Big Data Management Administrator Guide > Tuning for Big Data Processing > Tuning the Hadoop Run-time Engines
  

Tuning the Hadoop Run-time Engines

Tune the Blaze and Spark engines based on the deployment type. You tune the Blaze and Spark engines to adhere to big data processing requirements.

Tuning the Spark Engine

Tune the Spark engine according to a deployment type that defines the big data processing requirements on the Spark engine. When you tune the Spark engine, the autotune command configures the Spark advanced properties in the Hadoop connection.
The following table describes the advanced properties that are tuned:
Property
Description
spark.driver.memory
The driver process memory that the Spark engine uses to run mapping jobs.
spark.executor.memory
The amount of memory that each executor process uses to run tasklets on the Spark engine.
spark.executor.cores
The number of cores that each executor process uses to run tasklets on the Spark engine.
spark.sql.shuffle.partitions
The number of partitions that the Spark engine uses to shuffle data to process joins or aggregations in a mapping job.
The following table lists the tuned value for each advanced property based on the deployment type:
Property
Sandbox
Basic
Standard
Advanced
spark.driver.memory
1 GB
2 GB
4 GB
4 GB
spark.executor.memory
2 GB
4 GB
6 GB
6 GB
spark.executor.cores
2
2
2
2
spark.sql.shuffle.partitions
100
400
1500
3000

Tuning the Blaze Engine

Tune the Blaze engine to adhere to big data processing requirements on the Blaze engine.
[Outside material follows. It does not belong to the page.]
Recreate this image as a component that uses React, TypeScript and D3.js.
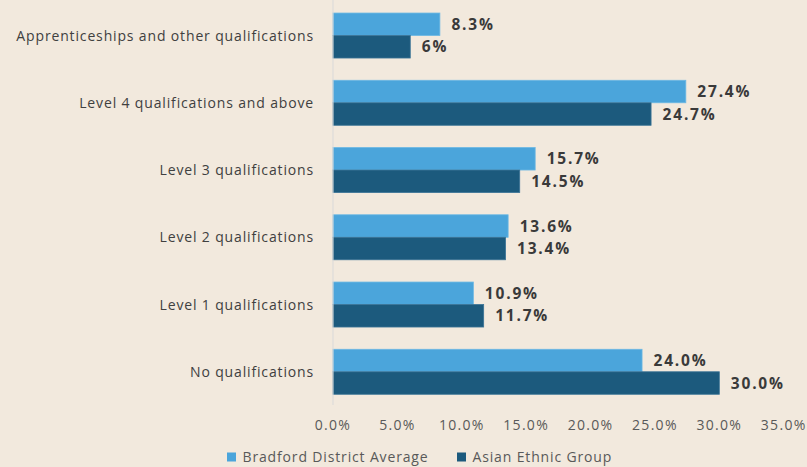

When you tune the Blaze engine, the autotune command configures the Blaze advanced properties in the Hadoop connection.
The following table describes the Blaze properties that are tuned:
Property
Description
Value
infagrid.orch.scheduler.oop.container.pref.memory
The amount of memory that the Blaze engine uses to run tasklets.
5120
infagrid.orch.scheduler.oop.container.pref.vcore
The number of DTM instances that run on the Blaze engine.
4
infagrid.tasklet.dtm.buffer.block.size
The amount of buffer memory that a DTM instance uses to move a block of data in a tasklet.
6553600
* The tuned properties do not depend on the deployment type.